• _WHAT IS EXPECTED_
Write again exactly the lines in the listing below, starting at the line with "Give me the" and ending at the line with "ax.spines[s].set_linewidth(1.8)", both included. Pictures are not copied.

• _Records from a data source_
.....
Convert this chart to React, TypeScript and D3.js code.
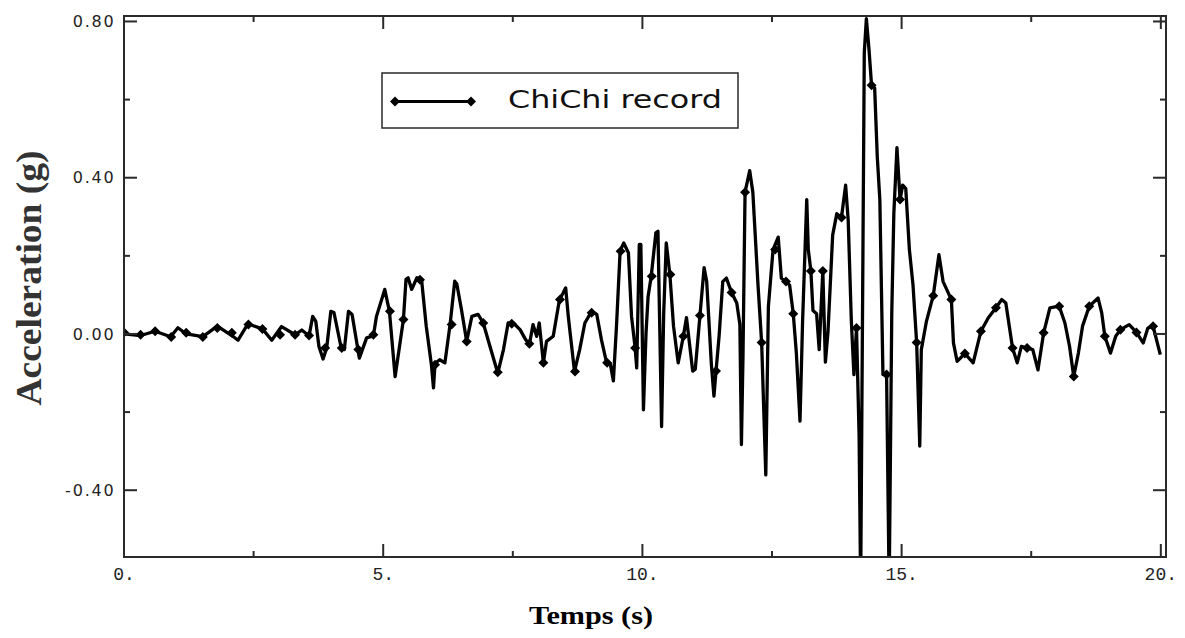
import React from "react";
import * as d3 from "d3";

const timeS = [
  0.0, 0.32, 0.6, 0.9, 1.04, 1.2, 1.52, 1.8, 2.08, 2.2, 2.39, 2.67, 2.85, 3.04, 3.3, 3.43, 3.57, 3.64, 3.7, 3.76,
  3.84, 3.91, 3.99, 4.05, 4.19, 4.25, 4.33, 4.4, 4.54, 4.68, 4.81, 4.87, 5.03, 5.12, 5.23, 5.39, 5.44, 5.48, 5.55,
  5.65, 5.74, 5.83, 5.93, 5.97, 6.0, 6.09, 6.19, 6.29, 6.38, 6.42, 6.51, 6.61, 6.71, 6.83, 6.93, 7.06, 7.21, 7.32,
  7.41, 7.51, 7.64, 7.75, 7.82, 7.89, 7.96, 8.01, 8.09, 8.15, 8.28, 8.4, 8.47, 8.52, 8.57, 8.69, 8.79, 8.89, 9.02,
  9.12, 9.21, 9.31, 9.38, 9.44, 9.5, 9.57, 9.64, 9.73, 9.79, 9.86, 9.89, 9.94, 9.97, 10.02, 10.07, 10.11, 10.17,
  10.26, 10.3, 10.37, 10.41, 10.46, 10.53, 10.6, 10.69, 10.79, 10.85, 10.97, 11.02, 11.11, 11.19, 11.24, 11.33,
  11.38, 11.42, 11.48, 11.55, 11.62, 11.72, 11.82, 11.88, 11.91, 11.94, 11.98, 12.07, 12.13, 12.23, 12.3, 12.38,
  12.43, 12.52, 12.62, 12.68, 12.77, 12.84, 12.91, 12.97, 13.04, 13.09, 13.17, 13.2, 13.25, 13.29, 13.36, 13.41,
  13.48, 13.53, 13.58, 13.67, 13.75, 13.84, 13.92, 13.97, 14.03, 14.08, 14.13, 14.18, 14.21, 14.28, 14.32, 14.37,
  14.42, 14.48, 14.53, 14.58, 14.64, 14.71, 14.76, 14.81, 14.85, 14.91, 14.97, 15.02, 15.08, 15.15, 15.22, 15.29,
  15.35, 15.38, 15.48, 15.61, 15.72, 15.8, 15.96, 16.0, 16.07, 16.22, 16.38, 16.53, 16.67, 16.82, 16.93, 17.01,
  17.14, 17.23, 17.31, 17.42, 17.53, 17.63, 17.74, 17.86, 18.04, 18.15, 18.24, 18.32, 18.41, 18.49, 18.62, 18.79,
  18.86, 18.92, 19.03, 19.13, 19.22, 19.39, 19.53, 19.66, 19.75, 19.85, 19.99,
];

const accelG = [
  0.0, -0.004, 0.007, -0.007, 0.016, 0.0, -0.007, 0.02, -0.004, -0.016, 0.026, 0.013, -0.016, 0.019, -0.002, 0.01,
  -0.005, 0.045, 0.032, -0.032, -0.064, -0.036, 0.058, 0.055, -0.036, -0.04, 0.058, 0.05, -0.062, -0.01, -0.005,
  0.045, 0.114, 0.058, -0.109, 0.037, 0.14, 0.144, 0.114, 0.144, 0.139, 0.02, -0.079, -0.138, -0.075, -0.066,
  -0.074, 0.024, 0.135, 0.128, 0.062, -0.019, 0.045, 0.05, 0.028, -0.032, -0.1, -0.04, 0.028, 0.028, 0.011,
  -0.015, -0.027, 0.024, -0.006, 0.028, -0.074, -0.019, -0.006, 0.088, 0.105, 0.118, 0.045, -0.096, -0.04, 0.028,
  0.058, 0.05, -0.015, -0.074, -0.076, -0.12, 0.02, 0.212, 0.233, 0.208, 0.045, -0.036, -0.087, 0.229, 0.229,
  -0.194, 0.003, 0.096, 0.148, 0.259, 0.263, -0.237, 0.05, 0.233, 0.152, 0.02, -0.074, -0.006, 0.042, -0.095,
  -0.09, 0.047, 0.17, 0.134, -0.077, -0.159, -0.095, -0.004, 0.134, 0.143, 0.106, 0.079, 0.024, -0.283, -0.058,
  0.363, 0.418, 0.363, 0.125, -0.022, -0.361, 0.07, 0.216, 0.248, 0.143, 0.134, 0.125, 0.052, -0.05, -0.223, 0.033,
  0.344, 0.216, 0.161, 0.06, 0.052, -0.04, 0.161, -0.072, 0.006, 0.253, 0.308, 0.298, 0.381, 0.29, 0.034, -0.104,
  0.015, -0.26, -0.65, 0.72, 0.807, 0.73, 0.637, 0.63, 0.455, 0.344, -0.104, -0.104, -0.65, 0.052, 0.308, 0.477,
  0.344, 0.381, 0.372, 0.216, 0.125, -0.022, -0.287, -0.04, 0.033, 0.098, 0.203, 0.134, 0.088, -0.023, -0.07,
  -0.05, -0.074, 0.007, 0.041, 0.067, 0.088, 0.079, -0.036, -0.074, -0.032, -0.036, -0.04, -0.092, 0.003, 0.067,
  0.071, 0.028, -0.032, -0.109, -0.049, 0.02, 0.071, 0.092, 0.054, -0.006, -0.049, -0.006, 0.011, 0.024, 0.004,
  -0.023, 0.015, 0.02, -0.053,
];

const markerT = [
  0.0, 0.32, 0.6, 0.91, 1.2, 1.52, 1.8, 2.08, 2.4, 2.67, 3.01, 3.3, 3.57, 3.88, 4.2, 4.52, 4.81, 5.13, 5.39, 5.71,
  6.0, 6.32, 6.61, 6.93, 7.21, 7.48, 7.82, 8.09, 8.41, 8.7, 9.02, 9.32, 9.58, 9.86, 10.18, 10.54, 10.79, 11.11,
  11.42, 11.72, 11.98, 12.3, 12.56, 12.77, 12.91, 13.25, 13.48, 13.84, 14.13, 14.42, 14.71, 14.97, 15.29, 15.61,
  15.96, 16.22, 16.53, 16.82, 17.14, 17.42, 17.74, 18.04, 18.32, 18.62, 18.92, 19.22, 19.53, 19.85,
];
const markerA = [
  0.004, -0.002, 0.007, -0.008, 0.003, -0.008, 0.015, 0.003, 0.024, 0.013, -0.002, -0.002, -0.004, -0.036, -0.036,
  -0.04, -0.002, 0.058, 0.037, 0.139, -0.079, 0.024, -0.019, 0.028, -0.098, 0.026, -0.025, -0.074, 0.088, -0.096,
  0.054, -0.074, 0.212, -0.036, 0.148, 0.152, -0.006, 0.047, -0.095, 0.106, 0.363, -0.022, 0.216, 0.134, 0.052,
  0.161, 0.161, 0.298, 0.015, 0.637, -0.104, 0.344, -0.022, 0.098, 0.088, -0.05, 0.007, 0.067, -0.036, -0.036,
  0.003, 0.071, -0.109, 0.071, -0.006, 0.011, 0.004, 0.02,
];

const xMajor = [0, 5, 10, 15, 20];
const xMajorLabels = ["0.", "5.", "10.", "15.", "20."];
const xMinor = [2.5, 7.5, 12.5, 17.5];
const yMajor = [0.8, 0.4, 0, -0.4];
const yMajorLabels = ["0.80", "0.40", "0.00", "-0.40"];
const yMinor = [0.6, 0.2, -0.2];

const seriesName = "ChiChi record";
const xTitle = "Temps (s)";
const yTitle = "Acceleration (g)";

const W = 1185;
const H = 638;
const L = 124;
const R = 1166;
const T = 16;
const B = 557;

const diamond = "M0,-5L5,0L0,5L-5,0Z";

export default function App() {
  const x = d3.scaleLinear().domain([0, 20.1]).range([L, R]);
  const y = d3.scaleLinear().domain([-0.571, 0.814]).range([B, T]);
  const pts: [number, number][] = timeS.map((t, i) => [t, accelG[i]]);
  const line = d3
    .line<[number, number]>()
    .x((d) => x(d[0]))
    .y((d) => y(d[1]));
  const frame = "#2a2a2a";
  const majLen = 13;
  const minLen = 6;

  return (
    <svg
      width={W}
      height={H}
      viewBox={`0 0 ${W} ${H}`}
      style={{ position: "absolute", left: 0, top: 0, background: "#fff" }}
    >
      <defs>
        <clipPath id="plotClip">
          <rect x={L} y={T} width={R - L} height={B - T} />
        </clipPath>
      </defs>
      <rect x={0} y={0} width={W} height={H} fill="#fff" />

      {/* data */}
      <g clipPath="url(#plotClip)">
        <path d={line(pts) || ""} fill="none" stroke="#000" strokeWidth={3.3} strokeLinejoin="round" />
        {markerT.map((t, i) => (
          <path key={i} d={diamond} transform={`translate(${x(t)},${y(markerA[i])})`} fill="#000" />
        ))}
      </g>

      {/* frame */}
      <rect x={L} y={T} width={R - L} height={B - T} fill="none" stroke={frame} strokeWidth={2} />

      {/* x ticks */}
      {xMajor.map((v) => (
        <g key={"xm" + v}>
          <line x1={x(v)} x2={x(v)} y1={B} y2={B - majLen} stroke={frame} strokeWidth={2} />
          <line x1={x(v)} x2={x(v)} y1={T} y2={T + majLen} stroke={frame} strokeWidth={2} />
        </g>
      ))}
      {xMinor.map((v) => (
        <g key={"xn" + v}>
          <line x1={x(v)} x2={x(v)} y1={B} y2={B - minLen} stroke={frame} strokeWidth={2} />
          <line x1={x(v)} x2={x(v)} y1={T} y2={T + minLen} stroke={frame} strokeWidth={2} />
        </g>
      ))}
      {xMajor.map((v, i) => (
        <text
          key={"xl" + v}
          x={x(v)}
          y={580}
          textAnchor="middle"
          fontFamily="'Liberation Mono', monospace"
          fontSize={18}
          fill="#222"
        >
          {xMajorLabels[i]}
        </text>
      ))}

      {/* y ticks */}
      {yMajor.map((v) => (
        <g key={"ym" + v}>
          <line x1={L} x2={L + majLen} y1={y(v)} y2={y(v)} stroke={frame} strokeWidth={2} />
          <line x1={R} x2={R - majLen} y1={y(v)} y2={y(v)} stroke={frame} strokeWidth={2} />
        </g>
      ))}
      {yMinor.map((v) => (
        <g key={"yn" + v}>
          <line x1={L} x2={L + minLen} y1={y(v)} y2={y(v)} stroke={frame} strokeWidth={2} />
          <line x1={R} x2={R - minLen} y1={y(v)} y2={y(v)} stroke={frame} strokeWidth={2} />
        </g>
      ))}
      {yMajor.map((v, i) => (
        <text
          key={"yl" + v}
          x={115.5}
          y={y(v)}
          dy="0.36em"
          textAnchor="end"
          fontFamily="'DejaVu Sans', sans-serif"
          fontSize={16}
          letterSpacing={1.8}
          fill="#222"
        >
          {yMajorLabels[i]}
        </text>
      ))}

      {/* legend */}
      <rect x={382} y={73} width={356} height={55} fill="#fff" stroke={frame} strokeWidth={1.5} />
      <line x1={393} x2={473} y1={101.5} y2={101.5} stroke="#000" strokeWidth={3} />
      <path d={diamond} transform="translate(395,101.5)" fill="#000" />
      <path d={diamond} transform="translate(471,101.5)" fill="#000" />
      <text
        x={508}
        y={108}
        fontFamily="'DejaVu Sans', sans-serif"
        fontSize={25}
        textLength={214}
        lengthAdjust="spacingAndGlyphs"
        fill="#111"
      >
        {seriesName}
      </text>

      {/* axis titles */}
      <text
        x={591}
        y={624}
        textAnchor="middle"
        fontFamily="'Liberation Serif', 'Times New Roman', serif"
        fontWeight="bold"
        fontSize={26}
        textLength={124}
        lengthAdjust="spacingAndGlyphs"
        fill="#000"
      >
        {xTitle}
      </text>
      <text
        transform="translate(41,278) scale(1.15,1) rotate(-90)"
        x={0}
        y={0}
        textAnchor="middle"
        fontFamily="'Liberation Serif', 'Times New Roman', serif"
        fontWeight="bold"
        fontSize={32}
        textLength={255}
        lengthAdjust="spacingAndGlyphs"
        fill="#333"
      >
        {yTitle}
      </text>
    </svg>
  );
}
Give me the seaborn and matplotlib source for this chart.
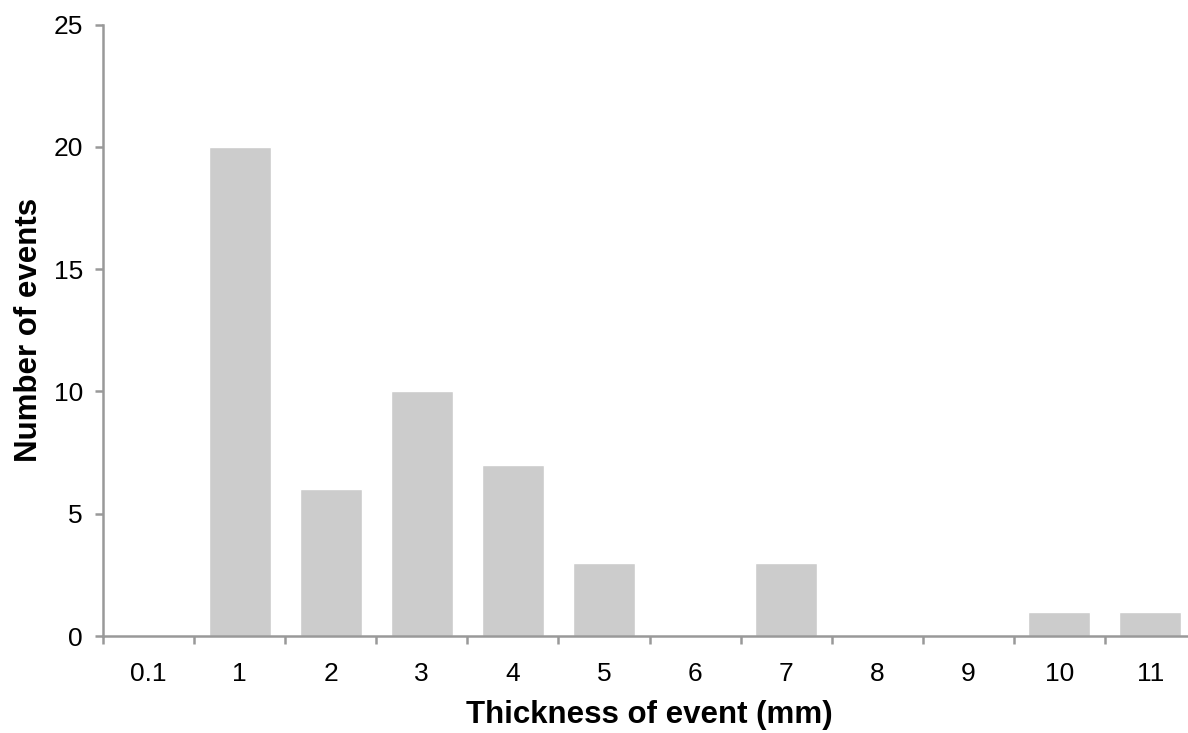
import matplotlib.pyplot as plt
import seaborn as sns
import pandas as pd

thickness = ['0.1', '1', '2', '3', '4', '5', '6', '7', '8', '9', '10', '11']
events = [0, 20, 6, 10, 7, 3, 0, 3, 0, 0, 1, 1]

df = pd.DataFrame({'thickness': thickness, 'events': events})

sns.set_style('white')
plt.rcParams['font.family'] = ['Liberation Sans', 'DejaVu Sans']
plt.rcParams['text.color'] = 'black'
plt.rcParams['xtick.color'] = 'black'
plt.rcParams['ytick.color'] = 'black'
plt.rcParams['axes.labelcolor'] = 'black'

fig = plt.figure(figsize=(11.88, 7.33), dpi=100)
# axes runs a bit past the right edge, like the original crop
ax = fig.add_axes([103 / 1188, 97 / 733, 1093 / 1188, 611.5 / 733])

sns.barplot(data=df, x='thickness', y='events', order=thickness,
            color='#cccccc', saturation=1, width=0.68, ax=ax)

ax.set_xlim(-0.5, len(thickness) - 0.5)
ax.set_ylim(0, 25)
ax.set_yticks([0, 5, 10, 15, 20, 25])

spine_col = '#999999'
for s in ['top', 'right']:
    ax.spines[s].set_visible(False)
for s in ['left', 'bottom']:
    ax.spines[s].set_color(spine_col)
    ax.spines[s].set_linewidth(1.8)

# excel style ticks between categories
ax.set_xticks([i - 0.5 for i in range(len(thickness) + 1)], minor=True)
ax.tick_params(axis='x', which='minor', length=5.5, width=1.8, color=spine_col,
               direction='out', bottom=True)
ax.tick_params(axis='x', which='major', length=0, labelsize=19, pad=19)
ax.tick_params(axis='y', length=5.5, width=1.8, color=spine_col, direction='out',
               left=True, labelsize=19, pad=9)

ax.set_xlabel('Thickness of event (mm)', fontsize=22.5, fontweight='bold', labelpad=10)
ax.set_ylabel('Number of events', fontsize=22.5, fontweight='bold', labelpad=7)

fig.savefig('out.png', dpi=100)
.....
• _EXERCISE ANSWER_
Give me the seaborn and matplotlib source for this chart.
import matplotlib.pyplot as plt
import seaborn as sns
import pandas as pd

thickness = ['0.1', '1', '2', '3', '4', '5', '6', '7', '8', '9', '10', '11']
events = [0, 20, 6, 10, 7, 3, 0, 3, 0, 0, 1, 1]

df = pd.DataFrame({'thickness': thickness, 'events': events})

sns.set_style('white')
plt.rcParams['font.family'] = ['Liberation Sans', 'DejaVu Sans']
plt.rcParams['text.color'] = 'black'
plt.rcParams['xtick.color'] = 'black'
plt.rcParams['ytick.color'] = 'black'
plt.rcParams['axes.labelcolor'] = 'black'

fig = plt.figure(figsize=(11.88, 7.33), dpi=100)
# axes runs a bit past the right edge, like the original crop
ax = fig.add_axes([103 / 1188, 97 / 733, 1093 / 1188, 611.5 / 733])

sns.barplot(data=df, x='thickness', y='events', order=thickness,
            color='#cccccc', saturation=1, width=0.68, ax=ax)

ax.set_xlim(-0.5, len(thickness) - 0.5)
ax.set_ylim(0, 25)
ax.set_yticks([0, 5, 10, 15, 20, 25])

spine_col = '#999999'
for s in ['top', 'right']:
    ax.spines[s].set_visible(False)
for s in ['left', 'bottom']:
    ax.spines[s].set_color(spine_col)
    ax.spines[s].set_linewidth(1.8)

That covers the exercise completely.